The heart of the festival is the Wasshoi Hakodate parade, a procession of floats and dance groups that winds through the city's central streets in performances that blend traditional Japanese festival energy with Hakodate's distinctive cultural personality. The Ika-odori, or squid dance, is the festival's signature movement, a communal choreography inspired by the city's iconic squid fishing boats whose lights illuminate the Tsugaru Strait at night. Thousands of participants, from organized dance teams in matching happi coats to spontaneous joiners pulled from the crowd, perform the squid dance in unison along the parade route, the collective movement creating a spectacle that is both hilarious and deeply communal.
History & Significance
The Hakodate Port Festival was established in 1935 to commemorate the opening of Hakodate's port to international trade in 1859, an event that transformed the city from a regional fishing town into one of Japan's first international trading hubs. The festival's founding was also intended to boost civic morale during a period when Hakodate had suffered devastating fires, most catastrophically the Great Fire of 1934, which destroyed much of the city. The festival was thus conceived as an act of communal recovery, a celebration not merely of history but of resilience.

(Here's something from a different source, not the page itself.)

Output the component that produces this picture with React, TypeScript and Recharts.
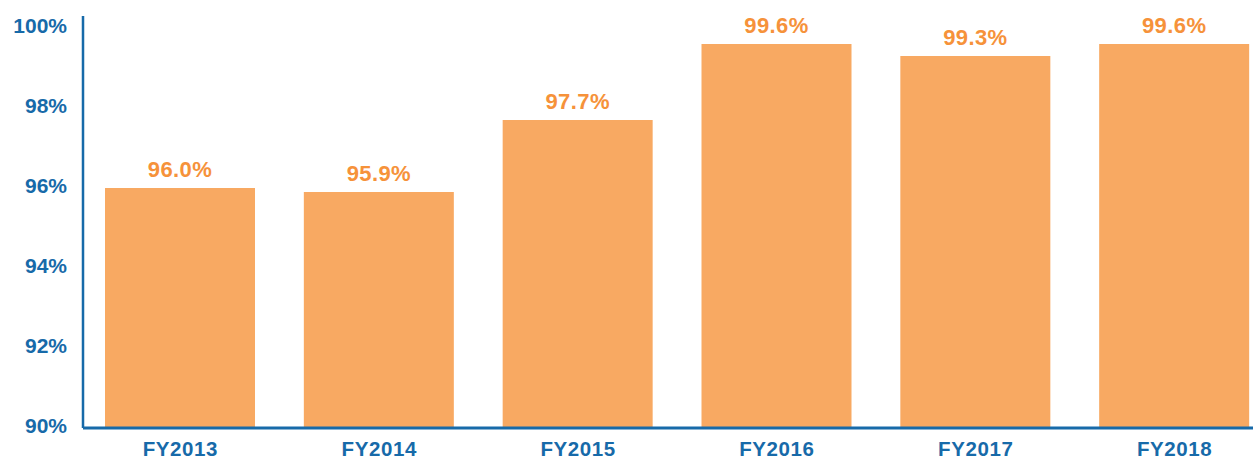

The Ika-odori was introduced in 1956 and quickly became the festival's defining element, its simplicity and accessibility ensuring that participation was open to everyone regardless of dance training or affiliation. The squid dance's choreography, mimicking the movement of squid tentacles with waving arms and undulating gestures, is deliberately easy to learn, its purpose being inclusion rather than performance. Over the decades, the festival has expanded to include rock concerts, food fairs, and international cultural exchanges that reflect Hakodate's continuing identity as a city that looks outward, but the Ika-odori remains its emotional and kinetic center.

What to Expect
The opening night fireworks on August 1 are the festival's visual apex. Approximately ten thousand fireworks are launched over the harbor in a display lasting over an hour, the explosions of color reflecting off the water and illuminating the hillside architecture of Motomachi above. The best viewing positions are along the waterfront near the Kanemori Red Brick Warehouses, where the proximity to the launch point makes the larger shells a physical as much as visual experience, the concussions felt in the chest.
The Wasshoi Hakodate parade on subsequent evenings transforms the city's main commercial streets into a river of movement and sound. Dance teams representing neighborhoods, businesses, schools, and community organizations perform their routines to music broadcast from the floats, each group wearing coordinated costumes that range from traditional festival attire to creative interpretations of Hakodate's maritime heritage. The Ika-odori segments are open to public participation, and joining the dancing, even clumsily, is not merely tolerated but actively encouraged by the surrounding performers.
Food stalls line the parade route and the harbor area, offering Hakodate's seafood specialties alongside festival standards. Grilled squid, naturally, is the thematic centerpiece, the charcoal smoke drifting across the festival grounds like incense. Yakitori, takoyaki, kakigori shaved ice, and local craft beer round out a street food offering that fuels the evening's energy.